/---

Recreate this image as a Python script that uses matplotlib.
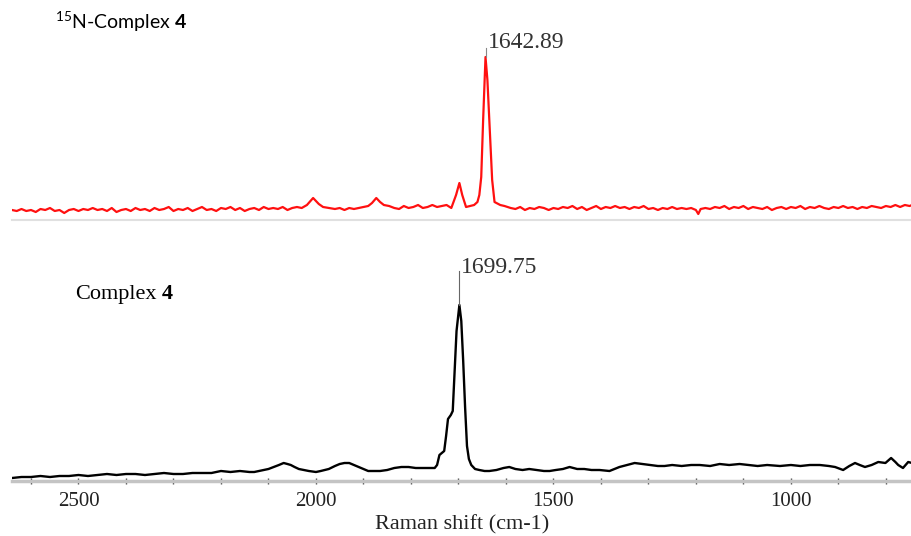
import numpy as np
import matplotlib.pyplot as plt

# red trace: 15N-Complex 4 (shift in cm-1, intensity in arbitrary units)
red_shift = [2640, 2630, 2620, 2610, 2600, 2590, 2580, 2570, 2560, 2550, 2540, 2530, 2520, 2510,
             2500, 2490, 2480, 2470, 2460, 2450, 2440, 2430, 2420, 2410, 2400, 2390, 2380, 2370,
             2360, 2350, 2340, 2330, 2320, 2310, 2300, 2290, 2280, 2270, 2260, 2250, 2240, 2230,
             2220, 2210, 2200, 2190, 2180, 2170, 2160, 2150, 2140, 2130, 2120, 2110, 2100, 2090,
             2080, 2070, 2060, 2050, 2040, 2030, 2019, 2006, 1994, 1985, 1973, 1960, 1950, 1940,
             1930, 1920, 1910, 1899, 1890, 1882, 1873, 1865, 1857, 1846, 1835, 1825, 1815, 1805,
             1795, 1785, 1775, 1765, 1755, 1745, 1735, 1725, 1715, 1705, 1698, 1692, 1684, 1675,
             1667, 1660, 1656, 1652, 1648, 1643, 1639, 1635, 1629, 1624, 1620, 1612, 1603,
             1590, 1580, 1570, 1560, 1550, 1540, 1530, 1520, 1510, 1500, 1490, 1480, 1470, 1460,
             1450, 1440, 1430, 1420, 1410, 1400, 1390, 1380, 1370, 1360, 1350, 1340, 1330, 1320,
             1310, 1300, 1290, 1280, 1270, 1260, 1250, 1240, 1230, 1220, 1210, 1200, 1195, 1190,
             1180, 1170, 1160, 1150, 1140, 1130, 1120, 1110, 1100, 1090, 1080, 1070, 1060, 1050,
             1040, 1030, 1020, 1010, 1000, 990, 980, 970, 960, 950, 940, 930, 920, 910, 900, 890,
             880, 870, 860, 850, 840, 830, 820, 810, 800, 790, 780, 770, 760, 750, 745]
red_int = [10, 9, 11, 9, 10, 8, 11, 10, 12, 9, 10, 7, 10, 11,
           9, 11, 10, 12, 10, 11, 9, 12, 8, 10, 11, 9, 12, 10,
           11, 9, 12, 10, 11, 13, 9, 11, 10, 12, 9, 11, 13, 10,
           11, 9, 12, 11, 13, 10, 12, 9, 11, 12, 10, 13, 11, 12,
           11, 13, 10, 12, 13, 12, 15, 22, 16, 13, 12, 11, 12, 10,
           12, 11, 12, 13, 14, 17, 22, 18, 15, 14, 12, 11, 14, 12,
           13, 15, 12, 13, 15, 13, 14, 15, 12, 25, 37, 25, 13, 14,
           15, 18, 25, 43, 100, 163, 140, 100, 40, 18, 17, 15, 14,
           12, 11, 13, 10, 12, 11, 13, 12, 10, 12, 11, 13, 12, 14,
           11, 13, 10, 12, 14, 11, 13, 12, 14, 12, 13, 11, 13, 12,
           14, 11, 12, 10, 12, 11, 13, 11, 12, 11, 12, 10, 6, 11,
           12, 11, 13, 12, 14, 11, 13, 12, 14, 11, 13, 12, 11, 13,
           10, 12, 13, 11, 13, 12, 14, 11, 13, 12, 14, 12, 11, 13, 12, 14,
           12, 13, 11, 13, 12, 14, 13, 12, 14, 13, 15, 13, 15, 14, 15]

# black trace: Complex 4
black_shift = [2640, 2620, 2600, 2580, 2560, 2540, 2520, 2500, 2480, 2460, 2440, 2420, 2400,
               2380, 2360, 2340, 2320, 2300, 2280, 2260, 2240, 2220, 2200, 2180, 2160, 2140,
               2130, 2120, 2110, 2100, 2089, 2078, 2068, 2060, 2053, 2045, 2036, 2025, 2015,
               2000, 1990, 1973, 1960, 1950, 1940, 1930, 1920, 1910, 1900, 1890, 1880, 1865,
               1850, 1835, 1820, 1805, 1790, 1775, 1760, 1750, 1745, 1740, 1735, 1730, 1726,
               1722, 1716, 1712, 1708, 1704, 1698, 1694, 1690, 1686, 1682, 1678, 1673, 1665,
               1656, 1645, 1635, 1620, 1605, 1593, 1580, 1565, 1551, 1535, 1520, 1508, 1495,
               1480, 1466, 1450, 1435, 1420, 1403, 1382, 1361, 1345, 1329, 1313, 1297, 1280,
               1266, 1250, 1230, 1210, 1192, 1170, 1150, 1130, 1108, 1090, 1070, 1050, 1023,
               1000, 980, 960, 939, 920, 907, 890, 877, 865, 855, 844, 830, 816, 801, 789,
               780, 774, 764, 753, 745]
black_int = [3, 4, 4, 5, 4, 5, 5, 6, 5, 6, 7, 6, 7,
             7, 6, 7, 8, 7, 7, 8, 8, 8, 10, 9, 10, 9,
             9, 10, 11, 12, 14, 16, 18, 17, 16, 14, 12, 11, 10,
             9, 10, 12, 15, 17, 18, 18, 16, 14, 12, 10, 10, 10,
             11, 13, 14, 14, 13, 13, 13, 13, 16, 26, 28, 30, 45,
             62, 66, 70, 110, 150, 176, 160, 120, 74, 35, 22, 16, 12,
             11, 10, 10, 11, 13, 14, 12, 11, 12, 11, 10, 10, 11,
             12, 14, 12, 12, 11, 11, 10, 14, 16, 18, 17, 16, 15,
             15, 16, 15, 16, 16, 15, 17, 16, 17, 16, 15, 16, 15,
             16, 15, 16, 16, 15, 14, 11, 15, 18, 16, 14, 16, 19, 18, 23,
             19, 16, 13, 19, 18]

red_peak = (1642.89, 163)
black_peak = (1699.75, 176)

plt.rcParams['mathtext.fontset'] = 'custom'
plt.rcParams['mathtext.rm'] = 'Lato'
plt.rcParams['mathtext.bf'] = 'Lato:bold'

fig = plt.figure(figsize=(9.12, 5.36), dpi=100)
W, H = 912, 536
ax1 = fig.add_axes([12 / W, (H - 220) / H, 900 / W, 220 / H])
ax2 = fig.add_axes([12 / W, (H - 481) / H, 900 / W, 245 / H])

xmin, xmax = 2640, 745
for ax in (ax1, ax2):
    ax.set_xlim(xmin, xmax)
    for s in ('top', 'left', 'right'):
        ax.spines[s].set_visible(False)
    ax.set_yticks([])
    ax.patch.set_alpha(0)

ax1.set_ylim(0, 220)
ax1.plot(red_shift, red_int, color='#ff1010', lw=1.6)
ax1.spines['bottom'].set_color('#e0e0e0')
ax1.spines['bottom'].set_linewidth(1.5)
ax1.set_xticks([])

ax2.set_ylim(0, 245)
ax2.plot(black_shift, black_int, color='black', lw=1.7)
ax2.spines['bottom'].set_color('#c4c4c4')
ax2.spines['bottom'].set_linewidth(2.5)
ax2.set_xticks([2500, 2000, 1500, 1000])
ax2.set_xticks(np.arange(2600, 700, -100), minor=True)
ax2.tick_params(axis='x', which='both', direction='inout', length=4, width=1,
                color='#505050', pad=6, labelsize=15, labelcolor='#222222')
for lab in ax2.get_xticklabels():
    lab.set_family('Liberation Serif')
ax2.set_xlabel('Raman shift (cm-1)', family='Liberation Serif', fontsize=16,
               color='#222222', labelpad=3)

# peak labels
ax1.plot([red_peak[0], red_peak[0]], [red_peak[1], 172], color='#888888', lw=0.8)
ax1.text(red_peak[0] - 4, 178, '1642.89', family='Liberation Serif', fontsize=17,
         color='#333333', va='center', ha='left')
ax2.plot([black_peak[0], black_peak[0]], [black_peak[1], 210], color='#666666', lw=0.8)
ax2.text(black_peak[0] - 4, 213, '1699.75', family='Liberation Serif', fontsize=17,
         color='#333333', va='center', ha='left')

fig.text(55 / W, 1 - 22 / H, r'$^{15}$N-Complex $\mathbf{4}$', family='Lato',
         fontsize=14, va='center', ha='left')
fig.text(75 / W, 1 - 294 / H, 'Complex', family='Liberation Serif', fontsize=16,
         va='center', ha='left')
fig.text(162 / W, 1 - 294 / H, '4', family='Liberation Serif', fontweight='bold',
         fontsize=16, va='center', ha='left')

fig.savefig('out.png', dpi=100)
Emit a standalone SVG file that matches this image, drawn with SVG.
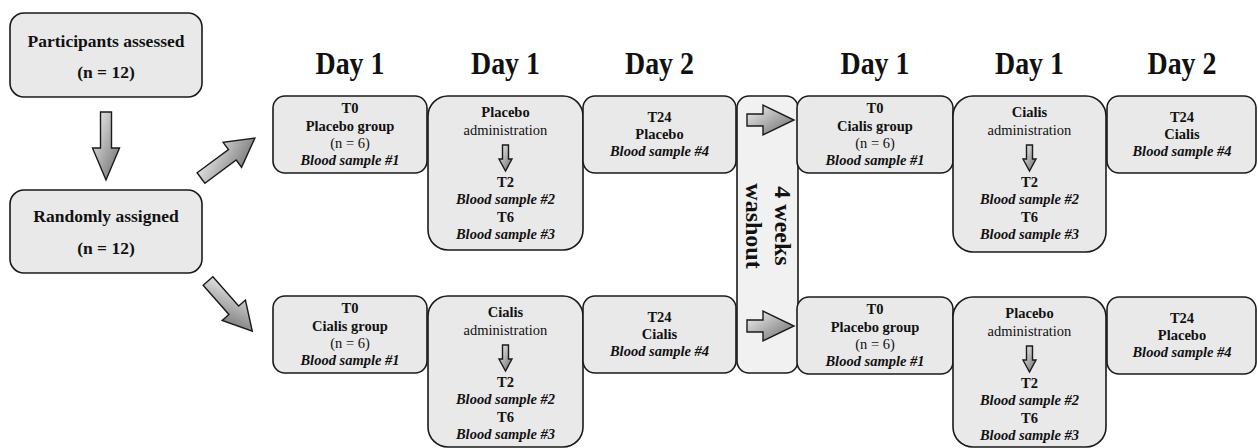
<svg xmlns="http://www.w3.org/2000/svg" width="1258" height="448" viewBox="0 0 1258 448">
<defs>
<linearGradient id="g" x1="0" y1="0" x2="1" y2="1">
<stop offset="0" stop-color="#f4f4f4"/>
<stop offset="1" stop-color="#686868"/>
</linearGradient>
<path id="small" d="M502.5,145 H508.5 V159 H512 L505.5,171 L499,159 H502.5 Z"/>
<path id="diag" d="M0,-6.5 H39 V-15.5 L67,0 L39,15.5 V6.5 H0 Z"/>
<path id="wa" d="M747,114 H763 V105 L794,120 L763,135 V126 H747 Z"/>
</defs>
<style>
.box{fill:#e9e9e9;stroke:#1a1a1a;stroke-width:1.6}
.wbox{fill:#f1f1f1;stroke:#1a1a1a;stroke-width:1.6}
.arr{fill:url(#g);stroke:#1a1a1a;stroke-width:1.4;stroke-linejoin:miter}
text{font-family:"Liberation Serif","Times New Roman",serif;fill:#111;text-anchor:middle}
.t{font-size:14.5px}
.b{font-weight:bold}
.bi{font-weight:bold;font-style:italic}
.big{font-size:17.5px;font-weight:bold}
.day{font-size:31px;font-weight:bold}
.wash{font-size:24px;font-weight:bold}
</style>
<rect width="1258" height="448" fill="#ffffff"/>

<g id="days">
<text class="day" x="350" y="74" textLength="69" lengthAdjust="spacingAndGlyphs">Day 1</text>
<text class="day" x="505.5" y="74" textLength="69" lengthAdjust="spacingAndGlyphs">Day 1</text>
<text class="day" x="659.5" y="74" textLength="69" lengthAdjust="spacingAndGlyphs">Day 2</text>
<text class="day" x="875" y="74" textLength="69" lengthAdjust="spacingAndGlyphs">Day 1</text>
<text class="day" x="1029.5" y="74" textLength="69" lengthAdjust="spacingAndGlyphs">Day 1</text>
<text class="day" x="1182" y="74" textLength="69" lengthAdjust="spacingAndGlyphs">Day 2</text>
</g>

<g id="participants">
<rect class="box" x="10" y="13" width="192" height="84" rx="14"/>
<text class="big" x="106" y="47">Participants assessed</text>
<text class="big" x="106" y="78">(n = 12)</text>
</g>

<g id="randomly">
<rect class="box" x="10" y="190" width="192" height="83" rx="14"/>
<text class="big" x="106" y="222">Randomly assigned</text>
<text class="big" x="106" y="254">(n = 12)</text>
</g>

<g id="connectors">
<path class="arr" d="M100.5,112 H111.5 V148 H119.5 L106,180 L92.5,148 H100.5 Z"/>
<use href="#diag" class="arr" transform="translate(201,178) rotate(-36.5)"/>
<use href="#diag" class="arr" transform="translate(208,281) rotate(48.6)"/>
</g>

<!-- top row -->
<g id="top-t0">
<rect class="box" x="273" y="96" width="154" height="77" rx="12"/>
<text class="t b" x="350" y="113">T0</text>
<text class="t b" x="350" y="131">Placebo group</text>
<text class="t" x="350" y="148">(n = 6)</text>
<text class="t bi" x="350" y="165">Blood sample #1</text>
</g>
<g id="top-admin">
<rect class="box" x="428" y="96" width="155" height="154" rx="20"/>
<text class="t b" x="505.5" y="117">Placebo</text>
<text class="t" x="505.5" y="135">administration</text>
<use href="#small" class="arr"/>
<text class="t b" x="505.5" y="187">T2</text>
<text class="t bi" x="505.5" y="204">Blood sample #2</text>
<text class="t b" x="505.5" y="222">T6</text>
<text class="t bi" x="505.5" y="239">Blood sample #3</text>
</g>
<g id="top-t24">
<rect class="box" x="583" y="96" width="153" height="77" rx="12"/>
<text class="t b" x="659.5" y="122">T24</text>
<text class="t b" x="659.5" y="139">Placebo</text>
<text class="t bi" x="659.5" y="156">Blood sample #4</text>
</g>

<g id="washout">
<rect class="wbox" x="737" y="96" width="61" height="277" rx="12"/>
<use href="#wa" class="arr"/>
<use href="#wa" class="arr" transform="translate(0,206)"/>
<text class="wash" transform="translate(775,226) rotate(90)">4 weeks</text>
<text class="wash" transform="translate(746,226) rotate(90)">washout</text>
</g>

<g id="top-t0b">
<rect class="box" x="797" y="96" width="156" height="77" rx="12"/>
<text class="t b" x="875" y="113">T0</text>
<text class="t b" x="875" y="131">Cialis group</text>
<text class="t" x="875" y="148">(n = 6)</text>
<text class="t bi" x="875" y="165">Blood sample #1</text>
</g>
<g id="top-adminb">
<rect class="box" x="953" y="96" width="153" height="156" rx="20"/>
<text class="t b" x="1029.5" y="117">Cialis</text>
<text class="t" x="1029.5" y="135">administration</text>
<use href="#small" class="arr" transform="translate(524,0)"/>
<text class="t b" x="1029.5" y="187">T2</text>
<text class="t bi" x="1029.5" y="204">Blood sample #2</text>
<text class="t b" x="1029.5" y="222">T6</text>
<text class="t bi" x="1029.5" y="239">Blood sample #3</text>
</g>
<g id="top-t24b">
<rect class="box" x="1107" y="96" width="149" height="77" rx="12"/>
<text class="t b" x="1182" y="122">T24</text>
<text class="t b" x="1182" y="139">Cialis</text>
<text class="t bi" x="1182" y="156">Blood sample #4</text>
</g>

<!-- bottom row -->
<g id="bot-t0">
<rect class="box" x="273" y="296" width="154" height="77" rx="12"/>
<text class="t b" x="350" y="313">T0</text>
<text class="t b" x="350" y="331">Cialis group</text>
<text class="t" x="350" y="348">(n = 6)</text>
<text class="t bi" x="350" y="365">Blood sample #1</text>
</g>
<g id="bot-admin">
<rect class="box" x="428" y="296" width="155" height="151" rx="20"/>
<text class="t b" x="505.5" y="317">Cialis</text>
<text class="t" x="505.5" y="335">administration</text>
<use href="#small" class="arr" transform="translate(0,200)"/>
<text class="t b" x="505.5" y="387">T2</text>
<text class="t bi" x="505.5" y="404">Blood sample #2</text>
<text class="t b" x="505.5" y="422">T6</text>
<text class="t bi" x="505.5" y="439">Blood sample #3</text>
</g>
<g id="bot-t24">
<rect class="box" x="583" y="296" width="153" height="77" rx="12"/>
<text class="t b" x="659.5" y="322">T24</text>
<text class="t b" x="659.5" y="339">Cialis</text>
<text class="t bi" x="659.5" y="356">Blood sample #4</text>
</g>
<g id="bot-t0b">
<rect class="box" x="797" y="297" width="156" height="77" rx="12"/>
<text class="t b" x="875" y="314">T0</text>
<text class="t b" x="875" y="332">Placebo group</text>
<text class="t" x="875" y="349">(n = 6)</text>
<text class="t bi" x="875" y="366">Blood sample #1</text>
</g>
<g id="bot-adminb">
<rect class="box" x="953" y="297" width="153" height="150" rx="20"/>
<text class="t b" x="1029.5" y="318">Placebo</text>
<text class="t" x="1029.5" y="336">administration</text>
<use href="#small" class="arr" transform="translate(524,201)"/>
<text class="t b" x="1029.5" y="388">T2</text>
<text class="t bi" x="1029.5" y="405">Blood sample #2</text>
<text class="t b" x="1029.5" y="423">T6</text>
<text class="t bi" x="1029.5" y="440">Blood sample #3</text>
</g>
<g id="bot-t24b">
<rect class="box" x="1107" y="297" width="149" height="77" rx="12"/>
<text class="t b" x="1182" y="323">T24</text>
<text class="t b" x="1182" y="340">Placebo</text>
<text class="t bi" x="1182" y="357">Blood sample #4</text>
</g>
</svg>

\---

--- To do ---
Write out exactly the lines between the start of the data and the line with "import matplotlib.pyplot as plt", including both, but none of the pictures.

--- Response to the task ---
Recreate this image as a Python script that uses matplotlib.
import numpy as np
import matplotlib.pyplot as plt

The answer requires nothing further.